Initiating the rumours about Harry, the half-man and half-deer—writing the script if you will—is aging, down-and-out author Lloyd Purcell.  He visits city hall with his recently acquired love interest, the gullible Natalie Sommerville.  “He’s harming no one out there,” reports the crafty Purcell about the “transitioning” deer.   “”He spooks easily, so scarcely anyone has even noticed him.”  “People want a selfie with him,” Sommerville chimes in.  With tourists to consider, is Harry harmless or a nuisance?   Matt Olford and his council must decide.

Meantime a Facebook page about Harry “had taken on a life of its own” with a “dynamic online community” known as “the Deer Friends.”  “They all stood by Harry’s choice,” the author writes about the webpage, “and took this shared belief as an opportunity to post pictures of themselves and share other items distantly related to the matter of the one-time thespian’s adventure of self-discovery in the park.”

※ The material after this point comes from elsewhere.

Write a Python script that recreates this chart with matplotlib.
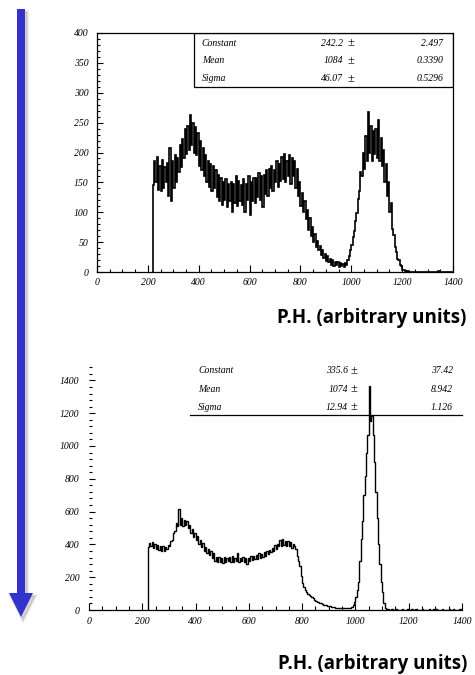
import matplotlib.pyplot as plt
import numpy as np
from matplotlib.patches import Polygon, Rectangle
from matplotlib.ticker import MultipleLocator


# -------------------------------------------------
# DATA  (pulse-height spectra, 5-unit bins from 220)
# -------------------------------------------------

bin_start = 220
bin_width = 5

top_counts = [
    145, 185, 150, 192, 138, 178, 135, 188, 140, 175,   # 220
    150, 182, 128, 208, 118, 185, 140, 196, 150, 190,   # 270
    168, 212, 175, 222, 190, 240, 198, 245, 205, 262,   # 320
    212, 250, 200, 242, 195, 232, 178, 220, 170, 208,   # 370
    160, 195, 150, 185, 142, 180, 135, 178, 140, 170,   # 420
    125, 162, 118, 158, 112, 150, 120, 155, 108, 148,   # 470
    118, 150, 100, 148, 115, 160, 110, 152, 118, 145,   # 520
    112, 155, 100, 148, 120, 160, 95, 150, 118, 158,    # 570
    115, 158, 125, 165, 120, 160, 108, 162, 130, 170,   # 620
    128, 172, 140, 178, 135, 170, 150, 185, 142, 180,   # 670
    152, 192, 155, 198, 150, 185, 160, 196, 148, 190,   # 720
    160, 185, 140, 172, 128, 150, 110, 132, 100, 118,   # 770
    88, 104, 70, 90, 60, 76, 50, 64, 42, 52,            # 820
    36, 44, 28, 36, 24, 30, 18, 26, 16, 22,             # 870
    12, 20, 10, 17, 12, 16, 8, 15, 10, 14,              # 920
    8, 15, 12, 20, 26, 36, 45, 58, 68, 85,              # 970
    98, 122, 135, 168, 160, 200, 172, 228, 185, 268,    # 1020
    200, 245, 185, 236, 198, 240, 190, 255, 185, 225,   # 1070
    178, 205, 150, 180, 128, 150, 100, 115, 72, 62,     # 1120
    42, 34, 22, 20, 12, 10, 4, 3, 1, 0,                 # 1170
    1, 0, 0, 0, 0, 0, 0, 0, 0, 0,                       # 1220
    0, 0, 0, 0, 0, 0, 0, 0, 0, 0,                       # 1270
    0, 0, 0, 0, 2, 0, 0, 0, 0, 0,                       # 1320
    0, 0, 0, 0, 0, 0,                                   # 1370
]

bottom_counts = [
    384, 410, 388, 412, 380, 405, 372, 398, 368, 390,   # 220
    362, 388, 360, 385, 372, 398, 388, 420, 428, 470,   # 270
    480, 528, 510, 615, 520, 558, 515, 550, 520, 540,   # 320
    500, 520, 470, 492, 445, 468, 425, 450, 405, 428,   # 370
    385, 408, 362, 385, 348, 372, 335, 358, 320, 345,   # 420
    300, 325, 290, 322, 292, 318, 288, 325, 295, 318,   # 470
    298, 322, 290, 328, 295, 320, 300, 345, 295, 320,   # 520
    298, 325, 292, 320, 282, 318, 296, 328, 305, 332,   # 570
    310, 338, 308, 345, 318, 342, 322, 352, 330, 358,   # 620
    340, 368, 352, 378, 360, 395, 372, 402, 390, 425,   # 670
    392, 432, 395, 420, 388, 422, 392, 415, 380, 400,   # 720
    390, 370, 330, 300, 270, 210, 165, 140, 125, 110,   # 770
    100, 92, 85, 78, 72, 60, 55, 50, 48, 45,            # 820
    40, 36, 32, 30, 28, 26, 24, 22, 20, 18,             # 870
    16, 15, 14, 13, 12, 12, 11, 12, 12, 13,             # 920
    12, 14, 15, 18, 30, 50, 80, 120, 170, 300,          # 970
    430, 540, 700, 820, 960, 1070, 1365, 1150, 1180, 1070,  # 1020
    900, 720, 560, 400, 280, 170, 110, 40, 12, 4,       # 1070
    6, 2, 0, 4, 0, 0, 8, 0, 3, 0,                       # 1120
    0, 5, 0, 2, 0, 9, 0, 0, 4, 0,                       # 1170
    0, 6, 0, 0, 3, 0, 7, 0, 0, 2,                       # 1220
    0, 5, 0, 0, 8, 0, 4, 0, 0, 3,                       # 1270
    0, 6, 0, 2, 0, 0, 5, 0, 0, 7,                       # 1320
    0, 3, 0, 0, 4, 0,                                   # 1370
]

fit_names = ["Constant", "Mean", "Sigma"]

top_fit_values = ["242.2", "1084", "46.07"]
top_fit_errors = ["2.497", "0.3390", "0.5296"]

bottom_fit_values = ["335.6", "1074", "12.94"]
bottom_fit_errors = ["37.42", "8.942", "1.126"]

x_label = "P.H. (arbitrary units)"

tick_font = "Liberation Serif"


# -------------------------------------------------
# FIGURE
# -------------------------------------------------

W, H = 475, 675
fig = plt.figure(figsize=(W / 100, H / 100), dpi=100)
fig.patch.set_facecolor("white")

# overlay in pixel units for the arrow and the captions
overlay = fig.add_axes([0, 0, 1, 1], zorder=-1)
overlay.set_xlim(0, W)
overlay.set_ylim(H, 0)
overlay.axis("off")

ax_top = fig.add_axes([97 / W, 1 - 272 / H, 356 / W, 239 / H])
ax_bot = fig.add_axes([89 / W, 1 - 610 / H, 373 / W, 246 / H])


def style_ticks(ax):
    for label in ax.get_xticklabels() + ax.get_yticklabels():
        label.set_fontfamily(tick_font)
        label.set_fontstyle("italic")
        label.set_fontsize(7)


def fit_rows(ax, values, errors, ys, x_name, x_val, x_pm, x_err):
    for name, val, err, y in zip(fit_names, values, errors, ys):
        kw = dict(transform=ax.transAxes, fontfamily=tick_font,
                  fontstyle="italic", fontsize=7, va="center")
        ax.text(x_name, y, name, ha="left", **kw)
        ax.text(x_val, y, val, ha="right", **kw)
        ax.text(x_err, y, err, ha="right", **kw)
        ax.text(x_pm, y, "\u00b1", ha="center", transform=ax.transAxes,
                fontfamily=tick_font, fontsize=9, va="center")


# -------------------------------------------------
# TOP SPECTRUM
# -------------------------------------------------

top_edges = bin_start + bin_width * np.arange(len(top_counts) + 1)
ax_top.stairs(top_counts, top_edges, baseline=0, color="black", lw=1.2)

ax_top.set_xlim(0, 1400)
ax_top.set_ylim(0, 400)
ax_top.xaxis.set_major_locator(MultipleLocator(200))
ax_top.xaxis.set_minor_locator(MultipleLocator(50))
ax_top.yaxis.set_major_locator(MultipleLocator(50))
ax_top.yaxis.set_minor_locator(MultipleLocator(10))

ax_top.tick_params(which="both", direction="in", top=False, right=False,
                   width=0.8, colors="black")
ax_top.tick_params(axis="x", which="major", length=5, pad=4)
ax_top.tick_params(axis="x", which="minor", length=2.5)
ax_top.tick_params(axis="y", which="major", length=4, pad=6)
ax_top.tick_params(axis="y", which="minor", length=2)
for spine in ax_top.spines.values():
    spine.set_linewidth(0.9)
style_ticks(ax_top)

# fit results box
ax_top.add_patch(Rectangle((0.2725, 0.774), 0.7275, 0.226,
                           transform=ax_top.transAxes, fill=False,
                           lw=0.9, color="black"))
fit_rows(ax_top, top_fit_values, top_fit_errors, [0.958, 0.883, 0.808],
         0.294, 0.691, 0.713, 0.972)


# -------------------------------------------------
# BOTTOM SPECTRUM
# -------------------------------------------------

bottom_edges = bin_start + bin_width * np.arange(len(bottom_counts) + 1)
ax_bot.stairs(bottom_counts, bottom_edges, baseline=0, color="black", lw=1.0)

ax_bot.set_xlim(0, 1400)
ax_bot.set_ylim(0, 1500)
ax_bot.xaxis.set_major_locator(MultipleLocator(200))
ax_bot.xaxis.set_minor_locator(MultipleLocator(50))
ax_bot.yaxis.set_major_locator(MultipleLocator(200))
ax_bot.yaxis.set_minor_locator(MultipleLocator(40))

for side in ["top", "right", "left"]:
    ax_bot.spines[side].set_visible(False)
ax_bot.spines["bottom"].set_linewidth(0.9)

ax_bot.tick_params(which="both", direction="in", top=False, right=False,
                   width=0.8, colors="black")
ax_bot.tick_params(axis="x", which="major", length=5, pad=5)
ax_bot.tick_params(axis="x", which="minor", length=3)
ax_bot.tick_params(axis="y", which="major", length=4.5, pad=7)
ax_bot.tick_params(axis="y", which="minor", length=2)
style_ticks(ax_bot)

ax_bot.plot([0.2715, 1.0], [0.793, 0.793], transform=ax_bot.transAxes,
            color="black", lw=0.9, clip_on=False)
fit_rows(ax_bot, bottom_fit_values, bottom_fit_errors, [0.973, 0.897, 0.824],
         0.293, 0.694, 0.710, 0.976)


# -------------------------------------------------
# ARROW AND CAPTIONS
# -------------------------------------------------

arrow_pts = [(17, 9), (25, 9), (25, 593), (33, 593), (21, 617),
             (9, 593), (17, 593)]
shadow_pts = [(x + 2, y + 3) for x, y in arrow_pts]

overlay.add_patch(Polygon(shadow_pts, closed=True, color="#999999",
                          alpha=0.35, lw=2))
overlay.add_patch(Polygon(arrow_pts, closed=True, color="#3333CC", lw=0))

overlay.text(277, 318, x_label, fontfamily="Open Sans", fontweight="bold",
             fontsize=13.5, ha="left", va="center")
overlay.text(278, 664, x_label, fontfamily="Open Sans", fontweight="bold",
             fontsize=13.5, ha="left", va="center")

fig.savefig("out.png", dpi=100)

Also peopling the story is Gary Mackenzie, a RCMP officer from Ontario who “did not like Newfoundlanders” and desperately wants to be transferred off the island.   Classy and lonely city councillor Alessandra Cappello has a much older husband with Alzheimer’s.   Clownish councillor, Wally O’Neill gets on everyone’s nerves.   “I knows, I knows,” O’Neill will say at meetings in a rich Newfoundland dialect, and “….one udder matter…”

The paths of these characters and their partners connect and disconnect as each seek resolution—both mundane and profound—by novel’s end.   Riche proves the need for story—for deeper meaning—is still relevant (and entertaining), despite the superficiality of social media and “transitioning” lifestyles.